First of all…If you are a dps the optimal way to level is actually to do quests while you wait in que. And that’s what most people will do because most people are dps. That’s why having LFD makes for a more varied leveling experience instead of just questing because you can’t find a group for a low lvl dungeon.
Second…Even if it’s optimal to lvl only through LFD like if you are a tank/healer…they can just increase the questing exp rate to compensate and leave you with a choice instead of being forced into questing as a dps spec.
Third… ‘‘if you want convenience go play retail’’ makes NO SENSE WHATSOEVER when talking about a feature that actually came in Wotlk. Sure let’s just remove dual spec , battleground NPCs in major cities , warlock summoning inside instances and any other convenient thing ever added in classic because you always have retail if you don’t like it ! Because the only difference between retail and classic is a few convenience features right??
I was completely astounded when an actual game dev spouted such nonsense during the announcement.
But if you really want to go down that ‘‘logic’’…here is a way that makes at least a bit more sense. How about the people that don’t like LFD just go play vanilla classic or whatever else instead of a classic version of an expansion that actually had the feature??
Thats another feature that should not be removed. Blizzard added it because they realized swapping 6 glyphs every time you want to switch between tank/dps or pvp/pve spec, is just too much. If there were no glyphs like in tbc, having no dual spec wouldnt be so bad. But playing 2 roles or pve and pvp will cost 10 times the amount of gold it does now.
And regarding the topic, its not the wotlk fans that should play retail, if they want wotlk-features, its the ones hating these features, that should keep playing vanilla or tbc instead of trying to turn wotlk into tbc 2.0. FAITHFUL RECREATION of an expansion is what we wanted, not vanilla with wotlk content.
Which TBC? For the majority of wrath LFD didn’t exist, and LFD is not content, it is a system of how you group up to do actual content. To indirectly claim people who do not want it in the game are not “wotlk” fans is just grossly dishonest, but yeah, go to retail.

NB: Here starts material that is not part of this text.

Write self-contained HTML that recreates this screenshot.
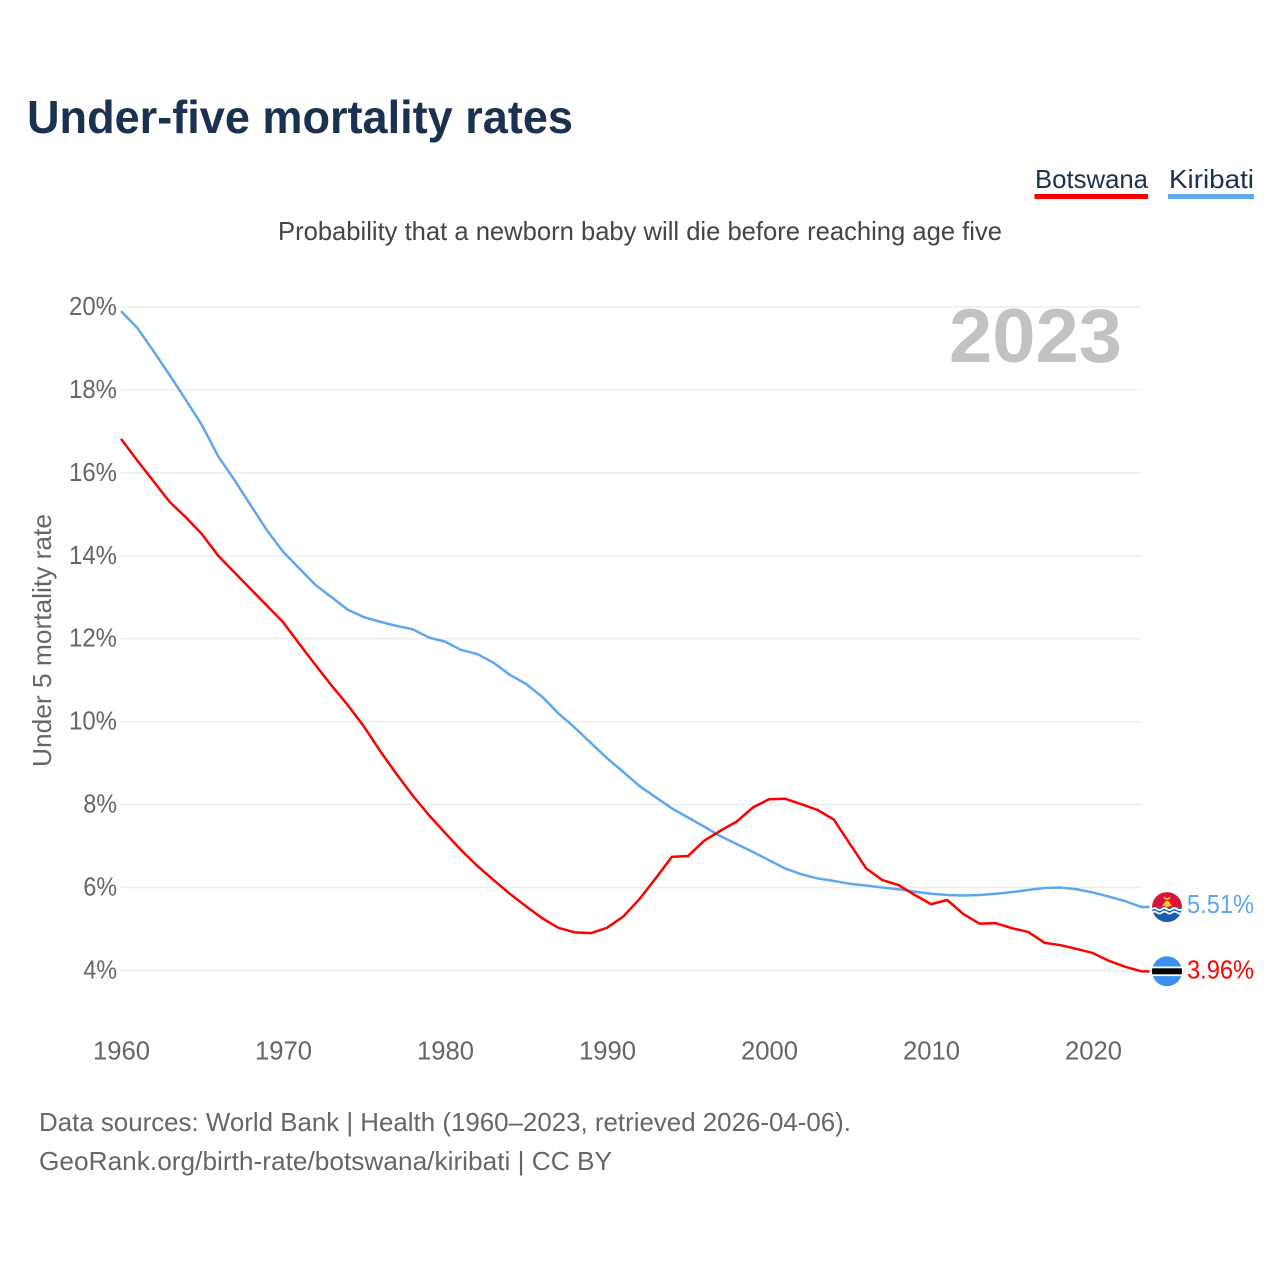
<!DOCTYPE html>
<html lang="en">
<head>
<meta charset="utf-8">
<title>Under-five mortality rates</title>
<style>
html,body{margin:0;padding:0;background:#fff;width:1280px;height:1280px;overflow:hidden}
svg{display:block}
text{font-family:"Liberation Sans",sans-serif}
</style>
</head>
<body>
<svg id="chart" xmlns="http://www.w3.org/2000/svg" width="1280" height="1280" viewBox="0 0 1280 1280">
  <defs>
    <clipPath id="clip-kiribati"><circle cx="0" cy="0" r="15"/></clipPath>
    <clipPath id="clip-botswana"><circle cx="0" cy="0" r="15"/></clipPath>
  </defs>
  <rect x="0" y="0" width="1280" height="1280" fill="#fff"/>
  <text x="27" y="133" font-size="46" font-weight="700" fill="#1a3150" textLength="546" lengthAdjust="spacingAndGlyphs">Under-five mortality rates</text>
  <g>
    <g>
      <text x="1035" y="188" font-size="26" fill="#1a3150" textLength="113" lengthAdjust="spacingAndGlyphs">Botswana</text>
      <rect x="1034.5" y="194" width="113.5" height="5" fill="#ff0000"/>
    </g>
    <g>
      <text x="1169" y="188" font-size="26" fill="#1a3150" textLength="85" lengthAdjust="spacingAndGlyphs">Kiribati</text>
      <rect x="1168" y="194" width="86" height="5" fill="#5ea7ee"/>
    </g>
  </g>
  <text x="278" y="240" font-size="26" fill="#444" textLength="724" lengthAdjust="spacingAndGlyphs">Probability that a newborn baby will die before reaching age five</text>
  <g id="grid"></g>
  <g id="yticks"></g>
  <g id="xticks"></g>
  <text transform="translate(51,767) rotate(-90)" x="0" y="0" font-size="25.6" fill="#666" textLength="253" lengthAdjust="spacingAndGlyphs">Under 5 mortality rate</text>
  <text x="949" y="362" font-size="76" font-weight="700" fill="#c2c2c2" textLength="173" lengthAdjust="spacingAndGlyphs">2023</text>
  <g id="series"></g>
  <g id="flag-kiribati" clip-path="url(#clip-kiribati)">
    <rect x="-15" y="-15" width="30" height="15" fill="#d8143a"/>
    <rect x="-15" y="0" width="30" height="15" fill="#1a5cb0"/>
    <path d="M-15 2q2.500 -2 5 0t5 0t5 0t5 0t5 0t5 0" fill="none" stroke="#fff" stroke-width="1.800"/>
    <path d="M-15 5.500q2.500 -2 5 0t5 0t5 0t5 0t5 0t5 0" fill="none" stroke="#fff" stroke-width="1.800"/>
    <circle cx="0" cy="-3" r="3" fill="#fcd116"/>
    <path d="M-5 -1L-2 -5L0 -7L2 -5L5 -1Z" fill="#fcd116"/>
    <path d="M-4 -10.500L0 -9L4 -10.500L2 -7.500L-2 -7.500Z" fill="#fcc030"/>
  </g>
  <g id="flag-botswana" clip-path="url(#clip-botswana)">
    <rect x="-15" y="-15" width="30" height="30" fill="#3a8ff0"/>
    <rect x="-15" y="-4.800" width="30" height="9.600" fill="#fff"/>
    <rect x="-15" y="-3" width="30" height="6" fill="#000"/>
  </g>
  <text id="label-kiribati" x="1187" font-size="25.6" fill="#5ea7ee" textLength="67" lengthAdjust="spacingAndGlyphs"></text>
  <text id="label-botswana" x="1187" font-size="25.6" fill="#ff0000" textLength="67" lengthAdjust="spacingAndGlyphs"></text>
  <text x="39" y="1131" font-size="26" fill="#666" textLength="812" lengthAdjust="spacingAndGlyphs">Data sources: World Bank | Health (1960–2023, retrieved 2026-04-06).</text>
  <text x="39" y="1170" font-size="26" fill="#666" textLength="573" lengthAdjust="spacingAndGlyphs">GeoRank.org/birth-rate/botswana/kiribati | CC BY</text>
</svg>
<script>
const years = [1960,1961,1962,1963,1964,1965,1966,1967,1968,1969,1970,1971,1972,1973,1974,1975,1976,1977,1978,1979,1980,1981,1982,1983,1984,1985,1986,1987,1988,1989,1990,1991,1992,1993,1994,1995,1996,1997,1998,1999,2000,2001,2002,2003,2004,2005,2006,2007,2008,2009,2010,2011,2012,2013,2014,2015,2016,2017,2018,2019,2020,2021,2022,2023];
const botswana = [16.82,16.3,15.8,15.3,14.93,14.52,14.0,13.6,13.2,12.8,12.4,11.88,11.37,10.87,10.4,9.88,9.29,8.74,8.22,7.75,7.32,6.9,6.52,6.18,5.85,5.55,5.26,5.03,4.92,4.9,5.03,5.3,5.72,6.22,6.74,6.76,7.13,7.37,7.59,7.93,8.13,8.14,8.01,7.87,7.64,7.05,6.46,6.18,6.06,5.82,5.6,5.7,5.36,5.13,5.14,5.02,4.93,4.67,4.61,4.52,4.42,4.23,4.09,3.98];
const kiribati = [19.9,19.5,18.94,18.36,17.76,17.15,16.4,15.83,15.22,14.62,14.1,13.7,13.3,13.0,12.7,12.52,12.41,12.31,12.23,12.03,11.93,11.73,11.63,11.42,11.13,10.91,10.6,10.2,9.86,9.49,9.12,8.79,8.45,8.18,7.91,7.69,7.47,7.24,7.05,6.86,6.66,6.46,6.32,6.22,6.16,6.09,6.05,6.0,5.96,5.9,5.85,5.82,5.81,5.82,5.85,5.89,5.94,5.99,6.0,5.96,5.88,5.78,5.67,5.53];
const yTickValues = [20,18,16,14,12,10,8,6,4];
const yTickLabels = ['20%','18%','16%','14%','12%','10%','8%','6%','4%'];
const xTickValues = [1960,1970,1980,1990,2000,2010,2020];
const xTickLabels = ['1960','1970','1980','1990','2000','2010','2020'];
const endLabelBotswana = '3.96%';
const endLabelKiribati = '5.51%';

const NS = 'http://www.w3.org/2000/svg';
function xScale(year){ return 121 + (year - 1960) * 16.2; }
function yScale(pct){ return 970.5 - (pct - 4) * 41.47; }
function make(tag, attrs, parent){
  const el = document.createElementNS(NS, tag);
  for (const k in attrs) el.setAttribute(k, attrs[k]);
  parent.appendChild(el);
  return el;
}
const gridG = document.getElementById('grid');
const yG = document.getElementById('yticks');
const xG = document.getElementById('xticks');
const seriesG = document.getElementById('series');
const lastYear = years[years.length - 1];

yTickValues.forEach(function(v, i){
  const line = make('line', {x1: xScale(1960), x2: xScale(lastYear), y1: yScale(v), y2: yScale(v), stroke: '#ececec', 'stroke-width': 1.4}, gridG);
  
  
  const t = make('text', {x: 117, y: yScale(v) + 8, 'text-anchor': 'end', 'font-size': 25.6, fill: '#666', textLength: (yTickLabels[i].length - 1) * 14.4 + 19.2, lengthAdjust: 'spacingAndGlyphs'}, yG);
  
  
  t.textContent = yTickLabels[i];
});

xTickValues.forEach(function(v, i){
  const t = make('text', {x: xScale(v) + 0.5, y: 1059.5, 'text-anchor': 'middle', 'font-size': 25.6, fill: '#666', textLength: 57, lengthAdjust: 'spacingAndGlyphs'}, xG);
  
  
  t.textContent = xTickLabels[i];
});

function linePath(values){
  let d = '';
  values.forEach(function(v, i){
    d += (i ? 'L' : 'M') + xScale(years[i]).toFixed(2) + ' ' + yScale(v).toFixed(2);
  });
  const last = values[values.length - 1];
  d += 'L' + (xScale(lastYear) + 8).toFixed(2) + ' ' + yScale(last).toFixed(2);
  return d;
}
const lineKiribati = make('path', {d: linePath(kiribati), fill: 'none', stroke: '#5ea7ee', 'stroke-width': 2.5, 'stroke-linejoin': 'round'}, seriesG);


const lineBotswana = make('path', {d: linePath(botswana), fill: 'none', stroke: '#ff0000', 'stroke-width': 2.5, 'stroke-linejoin': 'round'}, seriesG);



const kLast = kiribati[kiribati.length - 1];
const bLast = botswana[botswana.length - 1];
document.getElementById('flag-kiribati').setAttribute('transform', 'translate(1167,' + yScale(kLast).toFixed(1) + ')');
document.getElementById('flag-botswana').setAttribute('transform', 'translate(1167,' + yScale(bLast).toFixed(1) + ')');
const lk = document.getElementById('label-kiribati');
lk.setAttribute('y', yScale(kLast) + 6);
lk.textContent = endLabelKiribati;
const lb = document.getElementById('label-botswana');
lb.setAttribute('y', yScale(bLast) + 7);
lb.textContent = endLabelBotswana;
</script>
</body>
</html>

When all other arguments have failed they always pull the good ol’ “gO tO rEtAiL”, which funnily enough makes even less sense than all their other arguments.
You know they lost at that point.
Anti lfd enthusiasts dont seem to have better arguments, so we need to accept that they claim there is not any noticeable difference between faithful recreated wotlk and retail. The best argument up to this point is cross realm social accountability, which is a legit concern. However, considering the dead realms, these players have two options without lfd: either dont play dungeons at all or transfer to another server.
As I stated, it would be possible to make lfd cross server only or at least prioritize cross server before expanding the search.
Most lfd-advocates would be alright with adding rfd later like it was back in the day, but not adding it at all is neither faithful recreation, nor does it address the current queuing problems with overly spammed lfg-chat/bulletin or dead servers.
Thats not even an argument. You think “classic” is like vanilla forever. We wanted to play old expansions, because we liked them as they were. Every expansion had new features, many because they were needed when the game changed (like dual spec was needed when glyphs made respeccing regularly too expensive). They stacked up each time until we reached the currently newest expansion. If you dont want new features, old expansions besides classic vanilla arent ment for you. Flying mounts, arenas, catchup mechanics, dual spec, rdf, they all are part of a process. If you dont like the process, you should stop at whichever expansion you think its enough - not trying to create vanilla with new worlds.
Personally I found every expansion after wotlk heavily lacking class design/pvp wise and quit within few months of each expansion (didnt play wod and bfa though).